• Task to complete:
Only the lines from the start of the data to the line containing "from matplotlib.colors import", both included, should be output, exactly and without pictures.

---------- Data lines ----------

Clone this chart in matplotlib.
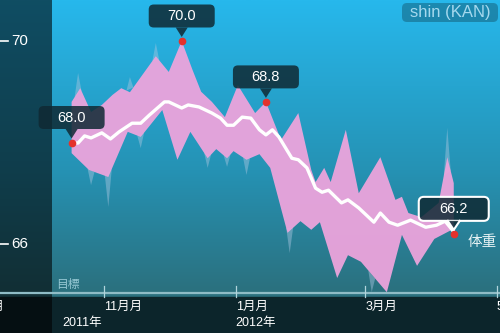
import numpy as np
import pandas as pd
import matplotlib
matplotlib.use('Agg')
import matplotlib.pyplot as plt
import matplotlib.dates as mdates
from matplotlib.patches import FancyBboxPatch, Polygon, Rectangle
from matplotlib.transforms import IdentityTransform
from matplotlib.colors import LinearSegmentedColormap

plt.rcParams['font.family'] = ['Liberation Sans', 'Noto Sans CJK JP', 'DejaVu Sans']

# upper / lower edge of the pink range band (kg)
upper_dates = ['2011-10-17', '2011-10-21', '2011-10-26', '2011-10-31', '2011-11-05', '2011-11-09',
               '2011-11-13', '2011-11-25', '2011-12-01', '2011-12-07', '2011-12-12', '2011-12-16',
               '2011-12-21', '2011-12-27', '2012-01-02', '2012-01-10', '2012-01-15', '2012-01-22',
               '2012-01-30', '2012-02-05', '2012-02-07', '2012-02-11', '2012-02-14', '2012-02-21',
               '2012-02-27', '2012-03-08', '2012-03-15', '2012-03-18', '2012-03-21', '2012-03-27',
               '2012-04-04', '2012-04-08', '2012-04-11']
upper_kg = [68.80, 69.07, 68.60, 68.74, 68.94, 69.07, 68.99, 69.70, 69.39, 70.0, 69.43, 69.00,
            68.80, 68.50, 69.13, 68.58, 68.80, 68.05, 68.58, 67.46, 67.22, 67.50, 67.22, 68.25,
            67.00, 67.71, 66.87, 66.93, 66.61, 66.53, 66.81, 67.71, 67.20]

lower_dates = ['2011-10-17', '2011-10-25', '2011-11-03', '2011-11-12', '2011-11-18', '2011-11-28',
               '2011-12-05', '2011-12-11', '2011-12-19', '2011-12-23', '2011-12-28', '2011-12-31',
               '2012-01-06', '2012-01-12', '2012-01-17', '2012-01-25', '2012-01-31', '2012-02-05',
               '2012-02-09', '2012-02-17', '2012-02-22', '2012-02-28', '2012-03-11', '2012-03-18',
               '2012-03-25', '2012-04-02', '2012-04-11']
lower_kg = [67.79, 67.46, 67.32, 68.21, 68.11, 68.64, 67.66, 68.21, 67.69, 67.87, 67.69, 67.83,
            67.66, 67.77, 67.50, 66.22, 66.45, 66.28, 66.43, 65.33, 65.78, 65.65, 65.05, 66.18,
            65.57, 66.10, 66.30]

# smoothed weight (white line)
avg_dates = ['2011-10-17', '2011-10-20', '2011-10-23', '2011-10-26', '2011-10-31', '2011-11-04',
             '2011-11-08', '2011-11-14', '2011-11-18', '2011-11-22', '2011-11-29', '2011-12-01',
             '2011-12-07', '2011-12-10', '2011-12-15', '2011-12-21', '2011-12-25', '2011-12-28',
             '2011-12-31', '2012-01-04', '2012-01-08', '2012-01-12', '2012-01-15', '2012-01-18',
             '2012-01-21', '2012-01-27', '2012-01-30', '2012-02-03', '2012-02-07', '2012-02-10',
             '2012-02-13', '2012-02-19', '2012-02-22', '2012-02-27', '2012-03-05', '2012-03-08',
             '2012-03-12', '2012-03-16', '2012-03-22', '2012-03-29', '2012-04-03', '2012-04-07',
             '2012-04-11']
avg_kg = [67.99, 67.99, 68.13, 68.09, 68.19, 68.07, 68.21, 68.38, 68.38, 68.54, 68.80, 68.80,
          68.68, 68.74, 68.70, 68.58, 68.48, 68.34, 68.34, 68.50, 68.48, 68.25, 68.15, 68.25,
          68.11, 67.69, 67.66, 67.50, 67.10, 67.02, 67.06, 66.81, 66.87, 66.71, 66.43, 66.61,
          66.43, 66.37, 66.47, 66.33, 66.37, 66.45, 66.24]

# faint spikes sticking out of the band
spike_dates = ['2011-10-20', '2011-10-26', '2011-11-03', '2011-11-13', '2011-11-18', '2011-11-25',
               '2011-12-19', '2011-12-28', '2012-01-06', '2012-01-26', '2012-03-04', '2012-04-08']
spike_kg = [69.37, 67.16, 66.73, 69.29, 67.89, 69.96, 67.50, 67.52, 67.36, 65.82, 65.05, 68.29]

# labelled points
mark_dates = ['2011-10-17', '2011-12-07', '2012-01-15', '2012-04-11']
mark_kg = [68.0, 70.0, 68.8, 66.2]

tick_dates = ['2011-09-01', '2011-11-01', '2012-01-01', '2012-03-01', '2012-05-01']
tick_labels = ['9月月', '11月月', '1月月', '3月月', '5月月']
year_labels = ['2011年', '2012年']
y_ticks = [70, 66]


def to_num(d):
    return mdates.date2num(pd.to_datetime(d))


W, H = 500, 333
fig = plt.figure(figsize=(5, 3.33), dpi=100)
ax = fig.add_axes([0, 0, 1, 1])
ax.axis('off')

# background gradient
bg = LinearSegmentedColormap.from_list('bg', [(0, '#2b6e7c'), (0.129, '#2b717f'),
                                              (0.489, '#2592b4'), (1, '#27b8ec')])
grad = np.linspace(0, 1, 256)[:, None]
ax.imshow(grad, cmap=bg, aspect='auto', extent=(0, 1, 0, 1), origin='lower',
          transform=ax.transAxes, zorder=0)
ax.add_patch(Rectangle((0, 0), 1, 36 / H, transform=ax.transAxes, color='#0c252b', zorder=1))

nov1 = to_num('2011-11-01')
px_day = 2.159
ax.set_xlim(nov1 - 104 / px_day, nov1 + 396 / px_day)
ax.set_ylim(70 - 292 / 50.75, 70 + 41 / 50.75)

# pink band
ux, lx = to_num(upper_dates), to_num(lower_dates)
ax.fill(np.concatenate([ux, lx[::-1]]), np.concatenate([upper_kg, lower_kg[::-1]]),
        fc='#eca4dc', ec='none', alpha=0.95, zorder=3)

# spikes
for d, v in zip(to_num(spike_dates), spike_kg):
    up = np.interp(d, ux, upper_kg)
    lo = np.interp(d, lx, lower_kg)
    hw = 1.6
    if v > up:
        b0, b1 = np.interp(d - hw, ux, upper_kg), np.interp(d + hw, ux, upper_kg)
    else:
        b0, b1 = np.interp(d - hw, lx, lower_kg), np.interp(d + hw, lx, lower_kg)
    ax.fill([d - hw, d, d + hw], [b0, v, b1], fc='#a9c6e0', ec='none', alpha=0.45, zorder=2)

# white smoothed line
ax.plot(to_num(avg_dates), avg_kg, color='white', lw=2.4, solid_joinstyle='round', zorder=4)
ax.plot(to_num(mark_dates), mark_kg, 'o', color='#e4322c', ms=4.5, zorder=5)

# left dark panel
ax.add_patch(Rectangle((0, 0), 52 / W, 1, transform=ax.transAxes, color='black',
                       alpha=0.58, lw=0, zorder=6))

# x axis line, ticks, labels
xt = ax.get_xaxis_transform()
ax.plot([0, 1], [(H - 293) / H] * 2, transform=ax.transAxes, color='#8fbcc6', lw=1.6, zorder=7)
for d, lab in zip(to_num(tick_dates), tick_labels):
    ax.plot([d, d], [(H - 297) / H, (H - 286) / H], transform=xt, color='#b0d4dc', lw=0.9, zorder=7)
    ax.text(d, (H - 307) / H, lab, transform=xt, ha='left', va='center', fontsize=9,
            color='white', zorder=8)
ax.text(62 / W, (H - 323) / H, year_labels[0], transform=ax.transAxes, ha='left', va='center',
        fontsize=9, color='white', zorder=8)
ax.text(to_num('2012-01-01'), (H - 323) / H, year_labels[1], transform=xt, ha='left',
        va='center', fontsize=9, color='white', zorder=8)
ax.text(56 / W, (H - 285) / H, '目標', transform=ax.transAxes, ha='left', va='center',
        fontsize=8.5, color='#94c6d2', zorder=8)

# y ticks
yt = ax.get_yaxis_transform()
for v in y_ticks:
    ax.plot([0, 8 / W], [v, v], transform=yt, color='white', lw=1.2, zorder=8)
    ax.text(11 / W, v, str(v), transform=yt, ha='left', va='center', fontsize=11,
            color='white', zorder=8)

ax.text(468 / W, (H - 242) / H, '体重', transform=ax.transAxes, ha='left', va='center',
        fontsize=10.5, color='#e6f2f4', zorder=8)

# title box
ident = IdentityTransform()
ax.add_patch(FancyBboxPatch((402, H - 22), 96, 19, boxstyle='round,pad=0,rounding_size=5',
                            transform=ident, fc='black', ec='none', alpha=0.25, zorder=8))
ax.text(450, H - 12.5, 'shin (KAN)', transform=ident, ha='center', va='center', fontsize=12,
        color='#a5d9ee', zorder=9)


def callout(d, v, border=False):
    px, py = ax.transData.transform((d, v))
    w, h = (70, 24) if border else (66, 23)
    cy = py + 25
    fc = (0.06, 0.16, 0.2, 0.85)
    ax.add_patch(FancyBboxPatch((px - w / 2, cy - h / 2), w, h,
                                boxstyle='round,pad=0,rounding_size=5', transform=ident,
                                fc=fc, ec='white' if border else 'none',
                                lw=1.5 if border else 0, zorder=9))
    b = cy - h / 2
    ax.add_patch(Polygon([(px - 6, b), (px + 6, b), (px, py + 4)], closed=True,
                         transform=ident, fc=fc, ec='none', zorder=9))
    if border:
        ax.plot([px - 6, px, px + 6], [b, py + 4, b], transform=ident, color='white',
                lw=1.5, zorder=10)
    ax.text(px, cy, f'{v:.1f}', transform=ident, ha='center', va='center', fontsize=10.5,
            color='white', zorder=10)


for i, (d, v) in enumerate(zip(to_num(mark_dates), mark_kg)):
    callout(d, v, border=(i == len(mark_kg) - 1))

fig.savefig('out.png', dpi=100)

----------

• The result:
Clone this chart in matplotlib.
import numpy as np
import pandas as pd
import matplotlib
matplotlib.use('Agg')
import matplotlib.pyplot as plt
import matplotlib.dates as mdates
from matplotlib.patches import FancyBboxPatch, Polygon, Rectangle
from matplotlib.transforms import IdentityTransform
from matplotlib.colors import LinearSegmentedColormap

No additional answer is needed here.